If the same 10 TB of data is tiered to Amazon S3 Standard-Infrequent Access storage class, the annual cost would come to only $1,665, even if we assume that 10% of the data will be accessed and eventually tiered back to the on-premises tier on AFF. The cost will be incurred on a pay-as-you-go basis with monthly charges as low as $139, thereby eliminating the need of large upfront investments.
Amazon S3 Performance Considerations
NetApp AFF systems offer best-in-class performance with an all-flash architecture with front-end NVMe/FC host connectivity along with back-end NVMe-attached SSDs that help achieve latencies as low as 100µs. NetApp FabricPool technology used in NetApp AFF helps to achieve optimal performance while reducing overall storage costs by automatically tiering infrequently-accessed data to Amazon S3 storage classes.
FabricPool allows you to attach one Amazon S3 bucket per aggregate. While you can attach the same bucket to multiple aggregates, it could impact the performance of the capacity tier due to possibility of IOPS bottle necks when it is being accessed by multiple aggregates. Another factor that could impact the performance is the capacity of the performance tier. The performance tier should be planned with enough buffer to hold the cold data until it is tiered to cloud. It should also have capacity to hold the data that will be tiered back from capacity tier in the cloud when it is accessed. If the performance tier capacity exceeds 70%, data will not be written back, and the blocks will be accessed directly from capacity tier in the cloud.
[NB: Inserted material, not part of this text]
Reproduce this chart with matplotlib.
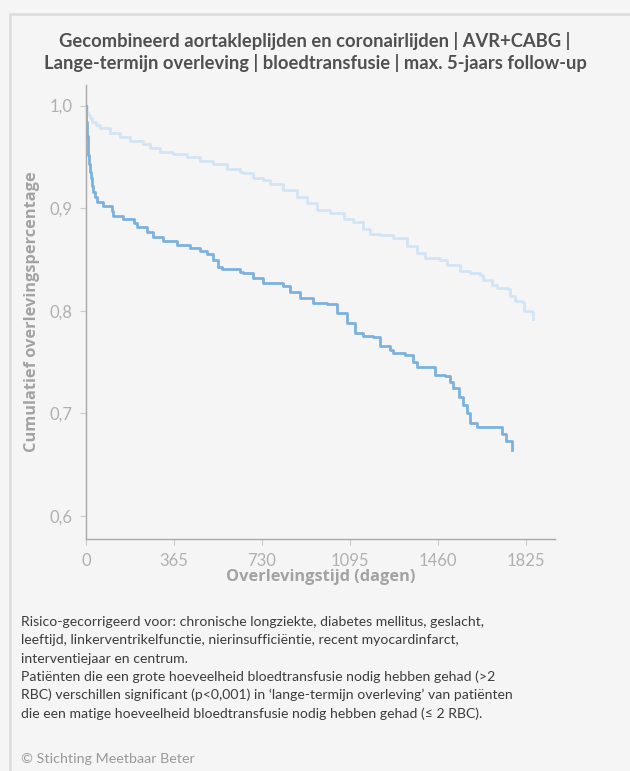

This would also result in performance degradation for users as the data access speed would depend on external factors, such as network latency.
Cloud Tiering helps to address the data growth concerns of organizations to a great extent, while keeping the cost factor under control. It is available in BYOL (bring your own license) and PAYGO licensing models. In BYOL, customer pays for a specific storage capacity for a time period, while in PAYGO model customers only pay for the data being tiered. Cloud Tiering also supports the “Lift and Shift” strategy by offering a zero-effort data center extension to the cloud. It could help you save 20X space with 79% AFF Capacity savings.